Numa mega metrópole onde o custo do metro quadrado está entre os mais caros do mundo, esse direito exclusivamente masculino representa um legado dificilmente negligenciável. Contudo, os defensores da igualdade de género estão a desafiar esse direito em nome da luta contra a discriminação contra as mulheres e contra os milhões de Hong Kong excluídos do mercado imobiliário.

William Liu, aldeão e democrata, concorda com aqueles recorreram aos tribunais: “É uma política injusta e não me vou servir dela”, disse ele à agência de notícias France-Presse (AFP). O jovem protesta contra a sua natureza discriminatória, mas também contra o facto de promotores imobiliários, com um caderno de endereços completo, conseguirem servir-se dessa política para construir.

A chamada política de “pequenas casas” foi “contornada para benefício de um pequeno grupo de pessoas que trabalham com promotores [imobiliários] para ganhar dinheiro”, acusa.

De acordo com o centro de pesquisa especializado Liber Research Community, uma em cada quatro casas construídas sob essa política nos “Novos Territórios” foi desenvolvida por promotores que firmaram acordos secretos com os moradores para ficarem com os seus direitos à terra. As autoridades estão a fechar os olhos, sustenta esta entidade.

A chamada política “direitos dos ding”, palavra cantonesa para descendentes do sexo masculino, foi introduzida em 1972 pelos britânicos como uma medida provisória para melhorar as condições de vida dos agricultores. E manteve-se após a entrega de Hong Kong à China em 1997.

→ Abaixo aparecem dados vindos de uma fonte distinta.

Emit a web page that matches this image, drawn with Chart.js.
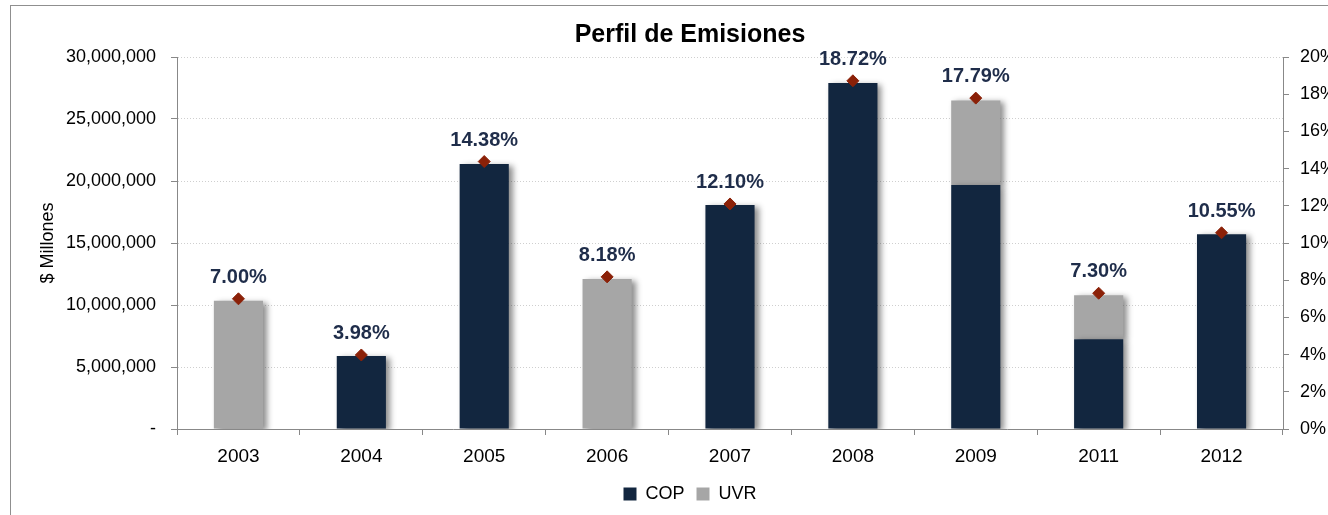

Estes direitos são ferozmente defendidos pelo Heung Yee Kuk, um organismo que domina a vida rural há décadas e vota sempre a favor de Pequim no complexo processo eleitoral de escolha do chefe do Governo de Hong Kong.

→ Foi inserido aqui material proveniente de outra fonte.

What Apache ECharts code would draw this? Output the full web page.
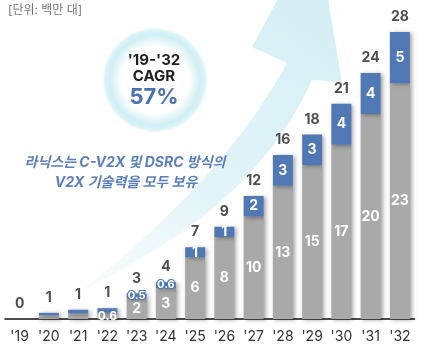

Hong Kong tem uma carência gritante de habitação. Para melhorar a situação, o Governo quer investir pelo menos 500 mil milhões de dólares de Hong Kong para construir ilhas artificiais, para grande desgosto daqueles que denunciam estar-se perante um projeto caro e perigoso para o meio ambiente.

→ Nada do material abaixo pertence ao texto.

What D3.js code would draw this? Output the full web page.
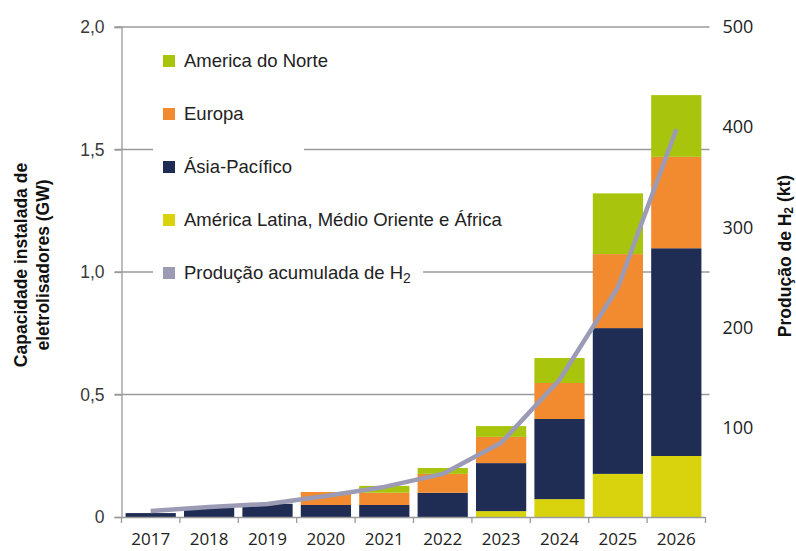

Para Chan Kim-ching, fundador do Liber Research Community, o Governo precisa de rever todo o sistema de alocação de terra nos “Novos Territórios”. Em particular, desbloquear terras regidas neste momento de acordo com os “direitos dos ding”. “Seria melhor para o meio ambiente, reduziria um pouco as desigualdades e responderia à procura de habitação, tudo ao mesmo tempo”, defende.

Tanto o Governo como o presidente do Heung Yee Kuk, Kenneth Lau, recusaram-se a comentar este estatuto, alegando que estão a decorrer processos judiciais.

Este assunto tem sido desde há muito tempo um ponto de discórdia entre famílias de ex-moradores e outros habitantes de Hong Kong. Estas famílias, que também gozam de outros direitos especiais, especialmente no enterro, são muitas vezes consideradas como injustamente privilegiadas.

No entanto, os moradores reclamam que têm que esperar anos pelas licenças de construção, mesmo quando são donos da terra.

Yelena Yung explica que foi discriminada como mulher pelos “direitos dos ding”, mas, apesar disso, é favorável a este estatuto porque os seus dois filhos foram beneficiados, tendo obtido a licença de construção depois de mais de dez anos de espera.

“Não fale comigo sobre igualdade de género quando eles nem permitem que rapazes construam casas”, disse à AFP. “Já é muito difícil para eles obterem licenças de construção, quanto mais as raparigas. Eles têm que resolver esse problema primeiro”, defende.

Stanley Ho, um aldeão hostil a esse estatuto, cresceu numa aldeia de algumas dezenas de habitantes no coração de um parque natural. Ele diz que viu os campos darem lugar a casas, árvores velhas a serem cortadas para se construírem estradas ilegais para facilitar a construção.

Ho pede ao Governo que trabalhe com Heung Yee Kuk, ambientalistas e representantes da comunidade rural para se abolir “esta política injusta”, de forma a melhorar as condições de vida dos aldeões.

“A nossa geração deve ser ouvida, devemos controlar o nosso espaço”, diz. “Caso contrário, serão os promotores a fazê-lo”, conclui.